##### RECORDS SHOWN
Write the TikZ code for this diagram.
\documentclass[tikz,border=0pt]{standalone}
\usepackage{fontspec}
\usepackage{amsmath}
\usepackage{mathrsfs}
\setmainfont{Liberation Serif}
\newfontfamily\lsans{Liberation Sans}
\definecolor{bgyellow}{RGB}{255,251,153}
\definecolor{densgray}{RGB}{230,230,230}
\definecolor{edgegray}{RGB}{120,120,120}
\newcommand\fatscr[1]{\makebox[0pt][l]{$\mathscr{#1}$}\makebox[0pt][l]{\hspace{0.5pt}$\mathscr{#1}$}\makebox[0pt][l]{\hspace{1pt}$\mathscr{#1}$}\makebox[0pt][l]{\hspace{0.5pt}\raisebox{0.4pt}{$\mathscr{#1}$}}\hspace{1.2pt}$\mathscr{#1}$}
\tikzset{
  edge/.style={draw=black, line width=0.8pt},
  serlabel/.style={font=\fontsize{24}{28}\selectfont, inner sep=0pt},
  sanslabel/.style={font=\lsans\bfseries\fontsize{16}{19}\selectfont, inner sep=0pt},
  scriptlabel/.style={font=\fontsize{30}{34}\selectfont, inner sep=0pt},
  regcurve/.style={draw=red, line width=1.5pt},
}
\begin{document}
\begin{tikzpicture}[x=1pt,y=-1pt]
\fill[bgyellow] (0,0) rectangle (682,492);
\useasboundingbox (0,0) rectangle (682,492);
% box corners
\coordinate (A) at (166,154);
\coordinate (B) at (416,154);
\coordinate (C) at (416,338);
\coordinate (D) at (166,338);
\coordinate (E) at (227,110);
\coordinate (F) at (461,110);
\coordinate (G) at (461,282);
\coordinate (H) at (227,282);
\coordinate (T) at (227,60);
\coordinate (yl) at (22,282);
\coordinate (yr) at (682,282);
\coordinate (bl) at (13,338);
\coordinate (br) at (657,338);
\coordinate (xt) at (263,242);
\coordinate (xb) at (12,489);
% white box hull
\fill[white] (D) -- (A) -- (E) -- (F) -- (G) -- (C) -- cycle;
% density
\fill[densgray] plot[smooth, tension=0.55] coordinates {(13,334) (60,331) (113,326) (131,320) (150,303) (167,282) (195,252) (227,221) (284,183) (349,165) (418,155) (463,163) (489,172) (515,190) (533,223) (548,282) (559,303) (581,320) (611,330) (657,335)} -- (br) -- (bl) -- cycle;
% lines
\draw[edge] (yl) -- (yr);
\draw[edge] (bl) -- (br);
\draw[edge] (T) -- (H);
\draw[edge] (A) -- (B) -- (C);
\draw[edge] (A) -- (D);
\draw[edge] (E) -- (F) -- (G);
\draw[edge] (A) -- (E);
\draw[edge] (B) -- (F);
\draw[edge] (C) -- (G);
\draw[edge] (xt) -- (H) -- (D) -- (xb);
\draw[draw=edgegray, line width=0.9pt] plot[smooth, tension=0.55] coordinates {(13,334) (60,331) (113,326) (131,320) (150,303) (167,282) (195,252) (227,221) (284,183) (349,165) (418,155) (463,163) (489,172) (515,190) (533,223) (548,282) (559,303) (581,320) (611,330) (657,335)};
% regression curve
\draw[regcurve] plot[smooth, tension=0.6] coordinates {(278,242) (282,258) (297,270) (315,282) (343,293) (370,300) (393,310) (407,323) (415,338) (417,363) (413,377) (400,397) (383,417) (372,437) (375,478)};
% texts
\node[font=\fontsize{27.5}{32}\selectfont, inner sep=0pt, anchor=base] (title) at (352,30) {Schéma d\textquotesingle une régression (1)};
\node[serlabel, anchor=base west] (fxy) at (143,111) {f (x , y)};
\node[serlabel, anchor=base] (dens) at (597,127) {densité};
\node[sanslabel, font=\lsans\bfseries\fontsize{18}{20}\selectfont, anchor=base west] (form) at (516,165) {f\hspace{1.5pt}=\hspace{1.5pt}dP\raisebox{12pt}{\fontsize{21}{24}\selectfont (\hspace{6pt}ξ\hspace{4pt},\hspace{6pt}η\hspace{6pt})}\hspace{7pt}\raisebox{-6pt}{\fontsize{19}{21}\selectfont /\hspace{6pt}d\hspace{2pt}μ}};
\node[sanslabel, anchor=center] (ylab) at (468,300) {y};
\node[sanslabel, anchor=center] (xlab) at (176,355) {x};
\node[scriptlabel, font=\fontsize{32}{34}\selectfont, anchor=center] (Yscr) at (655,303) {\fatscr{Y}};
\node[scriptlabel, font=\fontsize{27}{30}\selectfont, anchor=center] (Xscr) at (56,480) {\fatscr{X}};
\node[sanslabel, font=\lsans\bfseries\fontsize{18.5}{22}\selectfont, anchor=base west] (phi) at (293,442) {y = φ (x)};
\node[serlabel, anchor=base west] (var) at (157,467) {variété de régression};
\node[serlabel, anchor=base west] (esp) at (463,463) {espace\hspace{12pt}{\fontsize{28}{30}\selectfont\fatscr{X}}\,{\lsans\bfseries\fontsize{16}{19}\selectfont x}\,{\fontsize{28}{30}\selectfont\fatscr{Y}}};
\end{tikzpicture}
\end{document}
##########
##### RECORDS SHOWN
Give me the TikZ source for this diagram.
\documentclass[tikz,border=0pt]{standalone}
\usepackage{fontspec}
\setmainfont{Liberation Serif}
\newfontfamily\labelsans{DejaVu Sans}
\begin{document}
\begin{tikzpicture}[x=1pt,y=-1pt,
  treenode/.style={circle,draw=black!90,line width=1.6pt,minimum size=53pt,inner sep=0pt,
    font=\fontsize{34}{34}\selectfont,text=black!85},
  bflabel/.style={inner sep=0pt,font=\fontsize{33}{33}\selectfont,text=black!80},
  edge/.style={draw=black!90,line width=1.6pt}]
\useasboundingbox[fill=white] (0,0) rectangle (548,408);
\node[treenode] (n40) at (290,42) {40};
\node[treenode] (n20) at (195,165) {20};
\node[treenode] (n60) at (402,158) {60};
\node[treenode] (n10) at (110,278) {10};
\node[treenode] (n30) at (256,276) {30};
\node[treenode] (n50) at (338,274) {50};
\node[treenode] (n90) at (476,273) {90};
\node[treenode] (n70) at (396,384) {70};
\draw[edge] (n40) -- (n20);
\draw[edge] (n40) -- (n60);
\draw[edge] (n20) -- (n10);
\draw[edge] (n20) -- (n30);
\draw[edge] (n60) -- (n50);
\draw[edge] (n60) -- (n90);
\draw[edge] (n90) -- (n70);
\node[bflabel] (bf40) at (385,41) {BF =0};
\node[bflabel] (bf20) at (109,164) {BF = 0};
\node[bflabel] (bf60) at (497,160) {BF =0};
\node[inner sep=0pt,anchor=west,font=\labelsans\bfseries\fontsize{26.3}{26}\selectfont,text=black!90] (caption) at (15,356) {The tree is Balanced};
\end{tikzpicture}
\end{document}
##########
##### RECORDS SHOWN
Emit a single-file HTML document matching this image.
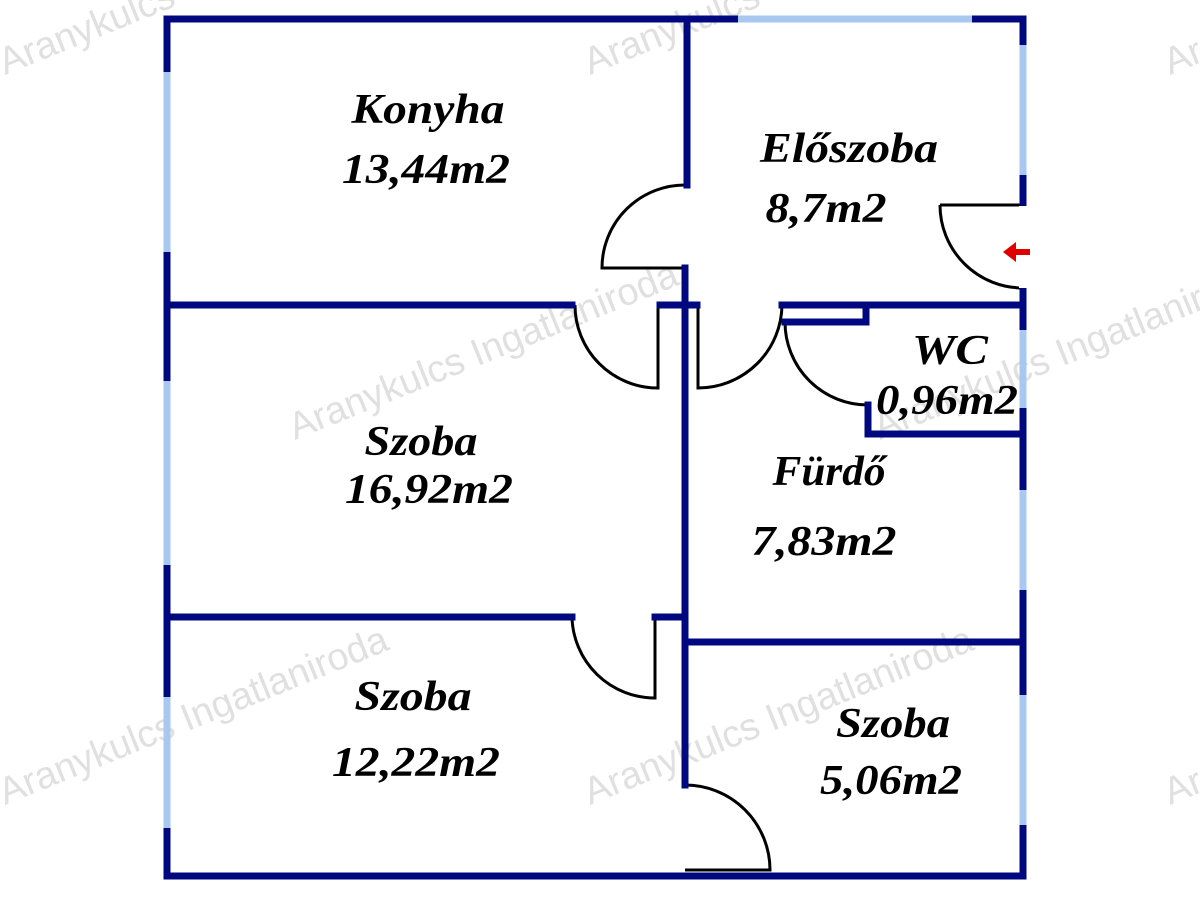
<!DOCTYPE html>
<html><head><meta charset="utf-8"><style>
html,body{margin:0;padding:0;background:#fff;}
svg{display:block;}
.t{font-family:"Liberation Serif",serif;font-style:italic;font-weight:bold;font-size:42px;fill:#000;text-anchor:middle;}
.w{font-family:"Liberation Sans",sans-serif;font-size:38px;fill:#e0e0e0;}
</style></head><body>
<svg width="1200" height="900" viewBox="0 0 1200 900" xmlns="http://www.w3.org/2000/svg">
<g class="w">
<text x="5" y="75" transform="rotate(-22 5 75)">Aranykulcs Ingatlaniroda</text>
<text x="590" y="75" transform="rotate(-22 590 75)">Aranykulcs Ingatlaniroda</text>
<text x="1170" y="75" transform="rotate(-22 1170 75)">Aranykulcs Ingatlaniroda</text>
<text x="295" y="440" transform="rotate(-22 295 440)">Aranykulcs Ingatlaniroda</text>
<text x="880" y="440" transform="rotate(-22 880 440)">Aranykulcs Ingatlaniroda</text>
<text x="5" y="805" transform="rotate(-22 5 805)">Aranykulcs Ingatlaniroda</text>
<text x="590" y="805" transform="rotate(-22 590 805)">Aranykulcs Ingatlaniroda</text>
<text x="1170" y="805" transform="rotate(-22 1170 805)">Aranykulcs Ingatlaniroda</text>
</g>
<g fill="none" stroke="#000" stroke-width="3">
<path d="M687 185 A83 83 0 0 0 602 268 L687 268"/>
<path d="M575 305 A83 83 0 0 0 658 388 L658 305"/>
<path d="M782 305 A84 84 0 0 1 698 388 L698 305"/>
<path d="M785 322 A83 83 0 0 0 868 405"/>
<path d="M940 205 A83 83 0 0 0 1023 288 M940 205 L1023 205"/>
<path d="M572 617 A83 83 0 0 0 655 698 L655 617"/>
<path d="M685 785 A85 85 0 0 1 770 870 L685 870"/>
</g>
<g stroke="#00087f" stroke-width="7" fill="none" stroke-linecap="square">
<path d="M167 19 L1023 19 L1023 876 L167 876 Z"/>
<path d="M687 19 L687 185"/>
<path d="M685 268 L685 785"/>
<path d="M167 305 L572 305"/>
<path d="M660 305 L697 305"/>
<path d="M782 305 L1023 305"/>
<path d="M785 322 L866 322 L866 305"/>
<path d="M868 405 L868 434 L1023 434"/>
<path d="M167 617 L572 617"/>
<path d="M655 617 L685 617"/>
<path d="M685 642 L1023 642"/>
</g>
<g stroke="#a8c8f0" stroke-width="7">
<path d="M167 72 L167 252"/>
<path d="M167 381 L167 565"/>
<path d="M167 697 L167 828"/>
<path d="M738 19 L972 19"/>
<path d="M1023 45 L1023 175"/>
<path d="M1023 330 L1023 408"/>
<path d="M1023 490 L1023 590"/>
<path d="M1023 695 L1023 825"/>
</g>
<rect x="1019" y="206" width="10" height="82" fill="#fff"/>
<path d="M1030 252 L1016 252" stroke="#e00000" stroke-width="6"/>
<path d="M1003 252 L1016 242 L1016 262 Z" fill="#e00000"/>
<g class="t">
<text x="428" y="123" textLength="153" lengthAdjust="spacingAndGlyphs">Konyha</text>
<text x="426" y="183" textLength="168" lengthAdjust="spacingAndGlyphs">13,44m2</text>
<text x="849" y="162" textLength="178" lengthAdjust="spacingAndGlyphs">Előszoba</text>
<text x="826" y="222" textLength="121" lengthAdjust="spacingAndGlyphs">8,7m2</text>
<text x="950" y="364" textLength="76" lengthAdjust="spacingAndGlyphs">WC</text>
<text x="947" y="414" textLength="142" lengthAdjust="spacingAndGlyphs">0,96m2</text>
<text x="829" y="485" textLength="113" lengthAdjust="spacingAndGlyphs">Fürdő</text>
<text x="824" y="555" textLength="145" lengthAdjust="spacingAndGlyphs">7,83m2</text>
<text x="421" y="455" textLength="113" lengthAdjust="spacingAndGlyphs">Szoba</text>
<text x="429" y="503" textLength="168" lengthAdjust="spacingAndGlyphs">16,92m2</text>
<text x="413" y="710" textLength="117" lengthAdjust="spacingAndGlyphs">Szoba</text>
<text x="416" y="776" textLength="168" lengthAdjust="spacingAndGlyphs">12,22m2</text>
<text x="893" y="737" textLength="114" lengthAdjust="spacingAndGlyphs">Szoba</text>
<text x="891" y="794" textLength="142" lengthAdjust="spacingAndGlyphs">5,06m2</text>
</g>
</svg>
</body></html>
##########
Find the lines containing "this" and list every one of them.

- _FULL OUTPUT_
Write the TikZ code for this diagram.
Give me the TikZ source for this diagram.
Emit a single-file HTML document matching this image.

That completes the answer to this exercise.